When Should You Be Wary Of Hypertrophic Bone Formation?

Author(s): 
By Pamela M. Jensen, DPM

Review The Diagnostic Indicators For Hypertrophic Bone
You’ve achieved normal amputation stump healing without spur formation when there is cortical bone density across the end of a mature bony stump. On the other hand, hypertrophic bone formation of a stump will show osteopenia and periosteal spurs but no cortical bone density across the medullary canal. Researchers have shown that this growth occurs from the medullary canal.6 The resulting ossification, which is evident on plain film radiographs, occurs approximately one to three months after surgery.4,7,8
When sensate patients have hypertrophic bone following an osteotomy, they will often have symptoms of pain, swelling and erythema. You may also notice a progressive stiffness and decreased range of joint motion during the postoperative period.4 Non-sensate patients will have similar clinical signs (with the exception of pain). Also be aware that these patients are at higher risk from complications, such as plantar ulceration, following a mid-metatarsal amputation. In a study at the University of Texas Health Science Center at San Antonio (UTHSCSA), patients were approximately eight times more likely to reulcerate at the site of ray amputation in the bony overgrowth group.1
In your differential diagnosis, researchers say you should check for post-op infection with osteomyelitis, exuberant periosteal bone formation, heterotopic bone formation and tumor.4 When evaluating non-sensate diabetic patients, you should also include acute Charcot in your differential diagnosis.

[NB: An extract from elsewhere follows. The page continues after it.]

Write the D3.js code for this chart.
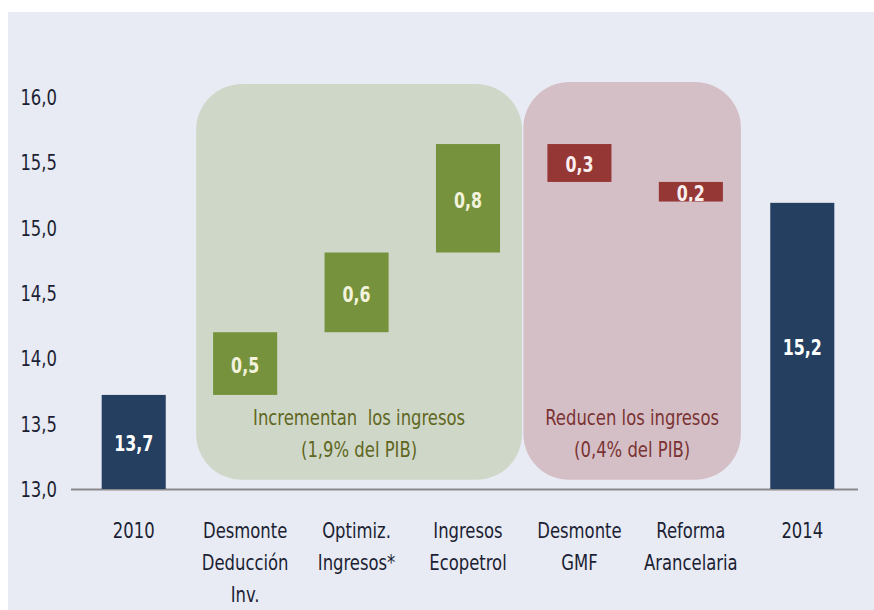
<!DOCTYPE html>
<html>
<head>
<meta charset="utf-8">
<script src="https://cdn.jsdelivr.net/npm/d3@7"></script>
<style>
  body { margin: 0; background: #fff; }
  svg text { font-family: 'Liberation Sans Narrow', 'DejaVu Sans Condensed', 'Arial Narrow', sans-serif; }
</style>
</head>
<body>
<svg id="chart" width="874" height="610"></svg>
<script>
// categorias (cada una en varias lineas)
const categories = [
  ['2010'],
  ['Desmonte', 'Deducción', 'Inv.'],
  ['Optimiz.', 'Ingresos*'],
  ['Ingresos', 'Ecopetrol'],
  ['Desmonte', 'GMF'],
  ['Reforma', 'Arancelaria'],
  ['2014']
];
const kinds = ['total', 'up', 'up', 'up', 'down', 'down', 'total'];
// valor inicial, variaciones y valor final (% del PIB)
const startValue = 13.72;
const deltas = [0.48, 0.61, 0.83, -0.29, -0.15];
const endValue = 15.19;
const valueLabels = ['13,7', '0,5', '0,6', '0,8', '0,3', '0,2', '15,2'];
const yTicks = [13.0, 13.5, 14.0, 14.5, 15.0, 15.5, 16.0];

// cajas de agrupacion
const groups = [
  { first: 1, last: 3, lines: ['Incrementan  los ingresos', '(1,9% del PIB)'], fill: '#cfd8c8', color: '#5f6622', top: 16.1 },
  { first: 4, last: 5, lines: ['Reducen los ingresos', '(0,4% del PIB)'], fill: '#d5bfc6', color: '#7a3333', top: 16.115 }
];

const colors = { total: '#243f60', up: '#77923c', down: '#953735' };
const labelColors = { total: '#ffffff', up: '#f3f2dc', down: '#fbeeee' };

// la fuente disponible es mas ancha que la original: comprimir en horizontal
const SQUEEZE = 0.87;

// construir tramos de la cascada
const bars = [];
let run = startValue;
bars.push({ i: 0, y0: 13.0, y1: startValue });
deltas.forEach((d, k) => {
  bars.push({ i: k + 1, y0: run, y1: run + d });
  run += d;
});
bars.push({ i: 6, y0: 13.0, y1: endValue });

const svg = d3.select('#chart');
svg.append('rect').attr('x', 8).attr('y', 12).attr('width', 866).attr('height', 598).attr('fill', '#e8ebf4');

const x = d3.scaleBand().domain(d3.range(categories.length)).range([78, 858]).paddingInner(0.425).paddingOuter(0.2125);
const y = d3.scaleLinear().domain([13, 16]).range([489, 97]);

// cajas de fondo
const gBox = svg.append('g');
groups.forEach(g => {
  const x0 = x(g.first) - (g.first === 1 ? 17 : 24);
  const x1 = x(g.last) + x.bandwidth() + (g.last === 3 ? 22 : 18);
  gBox.append('rect')
    .attr('x', x0).attr('y', y(g.top))
    .attr('width', x1 - x0).attr('height', y(13.07) - y(g.top))
    .attr('rx', 46).attr('ry', 46)
    .attr('fill', g.fill);
  const t = gBox.append('text')
    .attr('transform', `translate(${(x0 + x1) / 2},425) scale(${SQUEEZE},1)`)
    .attr('text-anchor', 'middle')
    .attr('fill', g.color)
    .style('font-size', '21px')
    .style('white-space', 'pre');
  g.lines.forEach((l, k) => t.append('tspan').attr('x', 0).attr('y', k * 32).text(l));
});

// eje y
const yAxis = svg.append('g')
  .attr('transform', 'translate(57,0)')
  .call(d3.axisLeft(y).tickValues(yTicks).tickSize(0).tickPadding(0).tickFormat(d => d.toFixed(1).replace('.', ',')));
yAxis.select('.domain').remove();
yAxis.selectAll('text')
  .attr('x', 0)
  .attr('transform', `scale(${SQUEEZE},1)`)
  .attr('fill', '#1c1f33')
  .attr('dy', '0.35em')
  .style('font-size', '21px');

// linea base
svg.append('line')
  .attr('x1', 71).attr('x2', 858)
  .attr('y1', y(13) + 0.5).attr('y2', y(13) + 0.5)
  .attr('stroke', '#8a8a8a').attr('stroke-width', 2);

// barras
const defs = svg.append('defs');
bars.forEach(b => {
  defs.append('clipPath').attr('id', 'clip' + b.i)
    .append('rect')
    .attr('x', x(b.i)).attr('y', y(Math.max(b.y0, b.y1)))
    .attr('width', x.bandwidth()).attr('height', Math.abs(y(b.y0) - y(b.y1)));
});
svg.append('g').selectAll('rect')
  .data(bars)
  .join('rect')
  .attr('x', d => x(d.i))
  .attr('y', d => y(Math.max(d.y0, d.y1)))
  .attr('width', x.bandwidth())
  .attr('height', d => Math.abs(y(d.y0) - y(d.y1)))
  .attr('fill', d => colors[kinds[d.i]]);

svg.append('g').selectAll('g')
  .data(bars)
  .join('g')
  .attr('clip-path', d => `url(#clip${d.i})`)
  .append('text')
  .attr('transform', d => `translate(${x(d.i) + x.bandwidth() / 2},${(y(d.y0) + y(d.y1)) / 2 + 2}) scale(0.84,1)`)
  .attr('dy', '0.35em')
  .attr('text-anchor', 'middle')
  .attr('fill', d => labelColors[kinds[d.i]])
  .style('font-size', '21px')
  .style('font-weight', 'bold')
  .text(d => valueLabels[d.i]);

// eje x
const xAxis = svg.append('g')
  .attr('transform', 'translate(0,' + y(13) + ')')
  .call(d3.axisBottom(x).tickSize(0).tickFormat(''));
xAxis.select('.domain').remove();
xAxis.selectAll('.tick').each(function (d) {
  const t = d3.select(this).append('text')
    .attr('transform', `scale(${SQUEEZE},1)`)
    .attr('text-anchor', 'middle')
    .attr('fill', '#1c1f33')
    .style('font-size', '21px');
  categories[d].forEach((l, k) => t.append('tspan').attr('x', 0).attr('y', 49 + k * 32).text(l));
});
</script>
</body>
</html>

At UTHSCSA, we have noted many of the patients who develop hypertrophic bone following a partial foot amputation will also develop a non-healing wound at this site. There is often copious serous drainage from these wounds but cultures and biopsies are negative for soft tissue or bone infection.

Essential Tips On Treatment
We often manage these patients by emphasizing offloading, local care and hyperbaric oxygen but many require revisional amputation. If you suspect hypertrophic bone, you should pursue radiographic evaluation. Findings may include poorly defined radiodense areas without trabecular patterns. These areas of suspect bone enlarge and are continuous with the underlying bone in the form of irregular outgrowths and trabecular architecture. Ossification can occur at some distance from the joint and become attached to the subadjacent bone, forming an exostoses.4
You should reserve treatment for symptomatic cases of pain or recurrent ulceration. Be aware that excising immature bone is associated with a high degree of recurrence in addition to disturbing the periosteum that may control the degree of bone remodeling.1,6 Bone scans are advocated in the literature to determine bone activity. You should not consider surgical intervention until there is substantially decreased uptake.3 When it comes to prophylaxis for heterotropic bone formers, you may include etidronate disodium (Didronel).
You should give etidronate disodium in a dose of 20 mg/kg for one month prior to surgery and three months following the procedure. Researchers have shown that this regimen reduces the formation of hypertrophic bone.6
However, studies have failed to prove the efficacy of etidronate disodium in the treatment of ectopic bone formation secondary to myositis ossificans progressiva.2 A study has revealed that irradiation with 2,000 rads decreases the formation of heterotopic bone if you administer it early in the treatment course.6 Attempts to cap the end of amputations with a variety of metallic, silastic and other synthetic materials have not been consistently successful in eliminating bony overgrowth.6 Many advocate addressing the periosteum when considering any revisional procedure. Some propose using 1 to 2 cm of periosteal stripping while others suggest that you keep the protective envelope intact. This is clearly an area that is worthy of further research.